Try installing a package from the Comprehensive R Archive Network
(CRAN) repository by typing the command
install.packages("remotes")
at the >
prompt
in the console window of RStudio to install the remotes
package. This package is used to install my trtools
package (see the next step). Also install the package
tidyverse with
install.packages("tidyverse")
. This will install several
packages that we will be using throughout the semester for data
manipulation and plotting. You can also try updating any packages you
already have installed or that came with R by typing the command
update.packages()
at the prompt in the console window. Note
that update.packages()
will only update packages that are
on the CRAN repository. Installing or updating packages from CRAN can
also be done via the “Tools” menu in RStudio.
Install my trtools package using by typing the
command remotes::install_github("trobinj/trtools")
at the
prompt in the console window of RStudio, assuming you have already
installed the package remotes as described in the
previous step. Installing trtools requires a different
command because it is hosted on GitHub rather than on CRAN. Most of the
packages we will be using are on CRAN and can be installed using
install.packages
, but a few are hosted elsewhere and
require different commands for installation.
If you run into problems with any of the steps above let me know.
The following are a few interesting and sometimes useful R packages. We will be using several of these in this course.
anytime is useful for converting a variety of variable types into dates/times. See the vignette for some examples.
colorspace provides tools to select and manipulate individual colors and color pallets for graphics and plots.
colourpicker is useful when trying to find the name or HEX value for a color for a plot. It adds an add-in to RStudio that helps identify different colors.
cowplot
extends the capabilities of ggplot
in several ways, but
what I find particularly useful is the plot_grid
function
for combining and aligning several plots into one. See the vignettes
that come with the package for some examples.
dplyr is very helpful for manipulating data and computing basic descriptive statistics. It is part of the “tidyverse” of R packages.
emmeans
is designed to estimate “marginal means” for linear and generalized
linear models. It is a very useful package for making specific
inferences based on a linear or generalized linear (mixed) model model.

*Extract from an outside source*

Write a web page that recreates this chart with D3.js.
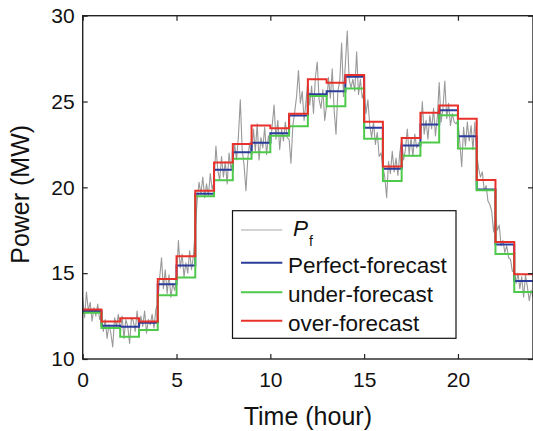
<!DOCTYPE html>
<html>
<head>
<meta charset="utf-8">
<script src="https://cdn.jsdelivr.net/npm/d3@7"></script>
<style>
  body { margin: 0; background: #fff; }
  svg { display: block; font-family: "Liberation Sans", Arial, Helvetica, sans-serif; }
</style>
</head>
<body>
<svg id="chart" width="533" height="431"></svg>
<script>
// Hour at which each hourly block starts
const hourStarts = [0,1,2,3,4,5,6,7,8,9,10,11,12,13,14,15,16,17,18,19,20,21,22,23];

// Hourly power levels (MW)
const perfectForecast = [12.79,11.94,11.88,12.11,14.36,15.45,19.63,21.03,22.05,22.60,23.15,24.18,
                         25.42,25.60,26.45,23.47,21.09,22.44,23.66,24.49,22.97,19.87,16.67,14.55];
const underForecast   = [12.69,11.80,11.30,11.69,13.71,14.75,19.48,20.42,21.66,22.05,23.00,23.56,
                         25.32,24.72,25.76,22.83,20.37,21.84,22.62,24.20,22.26,19.83,16.12,13.90];
const overForecast    = [12.89,12.19,12.37,12.19,14.66,15.99,19.80,21.45,22.53,23.61,23.44,24.29,
                         26.30,26.09,26.55,23.82,21.22,22.87,24.34,24.77,24.00,20.43,16.82,14.94];

// Measured power P_f, sampled every 6 minutes from 0 h to 24 h
const pfStep = 0.1;
const pfValues = [
  13.6,12.4,13.9,12.8,13.3,12.2,13.0,12.5,13.2,12.3,
  12.6,11.6,12.3,11.2,12.0,11.5,10.7,12.4,11.9,12.6,
  11.6,12.5,11.2,12.3,11.9,10.9,12.4,12.2,11.6,12.8,
  11.6,12.5,11.9,12.8,11.5,12.3,12.0,12.6,11.8,12.9,
  13.2,14.7,15.9,14.1,15.2,13.8,14.9,13.6,14.4,14.0,
  14.6,16.9,15.3,16.1,14.8,15.6,15.0,16.3,15.2,16.0,
  17.6,19.2,20.3,19.6,20.6,19.4,20.2,19.5,20.8,19.9,
  20.3,22.4,21.0,20.4,21.8,20.6,21.5,20.2,22.0,21.1,
  21.4,22.5,21.6,23.0,25.1,22.2,21.3,19.8,21.7,22.6,
  21.8,23.4,22.1,23.7,21.6,22.9,22.3,23.5,21.9,23.0,
  22.4,23.6,24.8,22.8,23.9,22.2,23.4,22.7,23.8,22.9,
  22.8,21.4,23.6,24.4,25.3,26.8,24.9,25.6,23.9,25.0,
  26.2,24.8,25.9,24.3,26.4,27.3,25.1,24.6,25.7,23.9,
  24.8,26.4,25.2,26.9,24.5,23.1,25.6,26.2,28.4,25.3,
  27.2,29.1,26.3,25.8,26.3,25.6,27.9,25.4,26.3,25.2,
  25.6,24.3,25.1,23.6,22.9,23.8,22.5,23.2,21.8,22.0,
  21.2,20.6,19.4,21.5,20.8,22.1,20.9,21.7,20.7,22.0,
  22.8,21.6,22.2,23.4,21.9,22.9,21.8,23.1,22.3,22.6,
  22.6,25.0,23.1,23.9,22.8,24.2,23.4,24.6,23.0,24.1,
  26.1,23.8,24.6,26.2,24.0,24.9,23.6,24.3,23.8,23.7,
  23.9,22.6,21.2,23.5,22.4,23.8,22.7,23.6,22.2,23.8,
  22.0,21.1,20.6,20.9,19.8,20.1,19.2,19.0,18.6,17.4,
  18.3,17.5,17.8,16.6,16.9,16.2,16.6,15.9,15.8,15.1,
  15.2,14.4,15.0,14.1,14.8,13.6,14.9,14.2,13.4,14.0,
  13.6
];

const xTicks = [0, 5, 10, 15, 20];
const yTicks = [10, 15, 20, 25, 30];

const seriesNames  = ["Perfect-forecast", "under-forecast", "over-forecast"];
const seriesColors = { pf: "#999999", pfLegend: "#c4c4c4",
                       "Perfect-forecast": "#2b3c9b", "under-forecast": "#4fc94a", "over-forecast": "#e8312a" };

const svg = d3.select("#chart");
const plotLeft = 82.7, plotRight = 533, plotTop = 15.7, plotBottom = 359;

const x = d3.scaleLinear().domain([0, 24]).range([plotLeft, plotRight]);
const y = d3.scaleLinear().domain([10, 30]).range([plotBottom, plotTop]);

svg.append("defs").append("clipPath").attr("id", "plotClip")
  .append("rect").attr("x", plotLeft).attr("y", plotTop)
  .attr("width", plotRight - plotLeft).attr("height", plotBottom - plotTop);

const plot = svg.append("g").attr("clip-path", "url(#plotClip)");

// measured trace
const pfPoints = pfValues.map((v, i) => [i * pfStep, v]);
plot.append("path")
  .datum(pfPoints)
  .attr("fill", "none")
  .attr("stroke", seriesColors.pf)
  .attr("stroke-width", 1.1)
  .attr("stroke-linejoin", "round")
  .attr("d", d3.line().x(d => x(d[0])).y(d => y(d[1])));

// hourly step series
const stepLine = d3.line().curve(d3.curveStepAfter).x(d => x(d[0])).y(d => y(d[1]));
const seriesData = {
  "Perfect-forecast": perfectForecast,
  "under-forecast": underForecast,
  "over-forecast": overForecast
};
seriesNames.forEach(name => {
  const vals = seriesData[name];
  const pts = hourStarts.map((h, i) => [h, vals[i]]);
  pts.push([24, vals[vals.length - 1]]);
  plot.append("path")
    .datum(pts)
    .attr("fill", "none")
    .attr("stroke", seriesColors[name])
    .attr("stroke-width", 2)
    .attr("stroke-linejoin", "miter")
    .attr("d", stepLine);
});

// axes (ticks point inward, box all round)
const fontSize = 21;
const axB = svg.append("g").attr("transform", `translate(0,${plotBottom})`)
  .call(d3.axisBottom(x).tickValues(xTicks).tickSize(-5).tickPadding(13).tickFormat(d3.format("d")));
const axL = svg.append("g").attr("transform", `translate(${plotLeft},0)`)
  .call(d3.axisLeft(y).tickValues(yTicks).tickSize(-5).tickPadding(8).tickFormat(d3.format("d")));
const axT = svg.append("g").attr("transform", `translate(0,${plotTop})`)
  .call(d3.axisTop(x).tickValues(xTicks).tickSize(-5).tickFormat(""));
const axR = svg.append("g").attr("transform", `translate(${plotRight},0)`)
  .call(d3.axisRight(y).tickValues(yTicks).tickSize(-5).tickFormat(""));

[axB, axL, axT, axR].forEach(g => {
  g.select(".domain").remove();
  g.selectAll(".tick line").attr("stroke", "#222").attr("stroke-width", 1.2);
  g.selectAll(".tick text").attr("fill", "#111").style("font-size", fontSize + "px")
    .style("font-family", '"Liberation Sans", Arial, sans-serif');
});

svg.append("rect")
  .attr("x", plotLeft).attr("y", plotTop)
  .attr("width", plotRight - plotLeft).attr("height", plotBottom - plotTop)
  .attr("fill", "none").attr("stroke", "#222").attr("stroke-width", 1.4);

// axis titles
svg.append("text")
  .attr("x", (plotLeft + plotRight) / 2).attr("y", 425)
  .attr("text-anchor", "middle")
  .style("font-size", "25px").attr("fill", "#111")
  .text("Time (hour)");
svg.append("text")
  .attr("transform", `translate(29,${(plotTop + plotBottom) / 2 + 7}) rotate(-90)`)
  .attr("text-anchor", "middle")
  .style("font-size", "25px").attr("fill", "#111")
  .text("Power (MW)");

// legend
const lg = svg.append("g");
lg.append("rect")
  .attr("x", 232.5).attr("y", 210.7).attr("width", 223.5).attr("height", 127.6)
  .attr("fill", "#fff").attr("stroke", "#111").attr("stroke-width", 1.2);

const rowY = [230, 262.7, 292.3, 320.7];
lg.append("line").attr("x1", 241).attr("x2", 282.3).attr("y1", rowY[0]).attr("y2", rowY[0])
  .attr("stroke", seriesColors.pfLegend).attr("stroke-width", 1.5);
const pfLabel = lg.append("text").attr("x", 293).attr("y", rowY[0] + 6)
  .style("font-size", "22.5px").attr("fill", "#111");
pfLabel.append("tspan").style("font-style", "italic").text("P");
pfLabel.append("tspan").attr("dx", 1).attr("dy", 10).style("font-size", "14px").text("f");

seriesNames.forEach((name, i) => {
  const yy = rowY[i + 1];
  lg.append("line").attr("x1", 241).attr("x2", 282.3).attr("y1", yy).attr("y2", yy)
    .attr("stroke", seriesColors[name]).attr("stroke-width", 2);
  lg.append("text").attr("x", 288).attr("y", yy + 10)
    .style("font-size", "22.5px").attr("fill", "#111").text(name);
});
</script>
</body>
</html>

It’s functionality is similar to the contrast
function in
the trtools package.
forcats includes some useful functions for working with factors. It is part of the “tidyverse” of R packages.
gganimate
lets you produce animated plots with ggplot
that can be
exported as gifs.
lubridate is very useful when working with time or dates. It is part of the “tidyverse” of R packages.
marginaleffects
can be used to estimate “marginal effects” and other quantities. It
shares some of the same capabilities as the contrast
and
margeff
functions from trtools, and
functions from the emmeans package.
rmarkdown lets you create documents that combine text, R code, and the results of running that code. Almost all of the documents I create for my classes, include this web page, are created using rmarkdown.
Rcpp
facilitates the interfacing C++ code with R. It allows for more
computationally efficient code, but it also extends C/C++ with useful
classes and functions. This is highly recommended for C++ programmers
(or anyone who would like to learn C++) and for anyone that is
interested in using C++ from R for computationally intensive work. There
are also several packages that allow you to easily install and access
various C++ libraries. Some examples are RcppArmadillo
(my favorite) for using the Armadillo C++ linear algebra
library with Rcpp, RcppEigen
for using the Eigen
numerical library, RcppGSL
for using the GNU Scientific
Library (GSL), and RcppEnsmallen
for using the Ensmallen optimization
library, and roptim
for an interface to the C functions underlying the optim
function in R. For an introduction to using the Rcpp
package I would recommend starting with the book chapter in Advanced R on Rcpp, the
github “book” Rcpp for
Everyone, and the blog entry Introduction to
Rcpp.
tesseract lets you use the tesseract optical character recognition (OCR) software from R. I have found this useful for reading data into R from a scanned document from a book or article, although it can be a little tricky to calibrate.
tidyr includes functions for “reshaping” data in various ways such as between “long form” (with one observation per row) and “wide form” with multiple observations per row. It is part of the “tidyverse” of R packages.
tidyverse
is actually a collection of packages for manipulating and plotting
including dplyr, forcats,
lubridate, tidyr, and
ggplot2. You can install all of these packages at once
by installing the tidyverse package, and you can load
all of these packages at once with library(tidyverse)
.
trtools
is a package I originally created for teaching, but now I and others
also use it for research as well. It contains some data sets that I use
in classes as well as several utility functions to facilitate certain
kinds of tasks that are not (in my opinion) as easily done with other
packages or functions. It is not available on CRAN so it cannot be
installed using install.packages
. To install it use
remotes::install_github("trobinj/trtools")
(assuming you
already have the remotes package installed). Note that
this package is a work in progress.
There are several packages that add new color pallets for use with the ggplot2 package. Several of based on themes such as the wesanderson package for color pallets used in Wes Anderson films, the ghibli package for pallets inspired by films produced by Studio Ghibli, and the gameofthrones package for pallets inspired by Game of Thrones.
The following are some free books about using R that you might find useful. There are many other freely available books and other resources available online.
Advanced R covers some of the more advanced aspects of the R programming language.
Big Book of R is a collection of links of books on R, many of which are online and free.
Data Visualization for Social Science is a very nice book on visualization using R with the ggplot2 package and some supporting packages. And despite the title, this book would be useful for applications outside the social sciences.
R Packages is an introduction to creating your own R package. Making a R package is a useful way to organize your own R code and to disseminate that work to others.
R for Data Science is an introduction to R. It also features using some capabilities of the tidyverse packages (e.g., dplyr, tidyr, and ggplot2).
R Programming for Data Science is an introduction to R.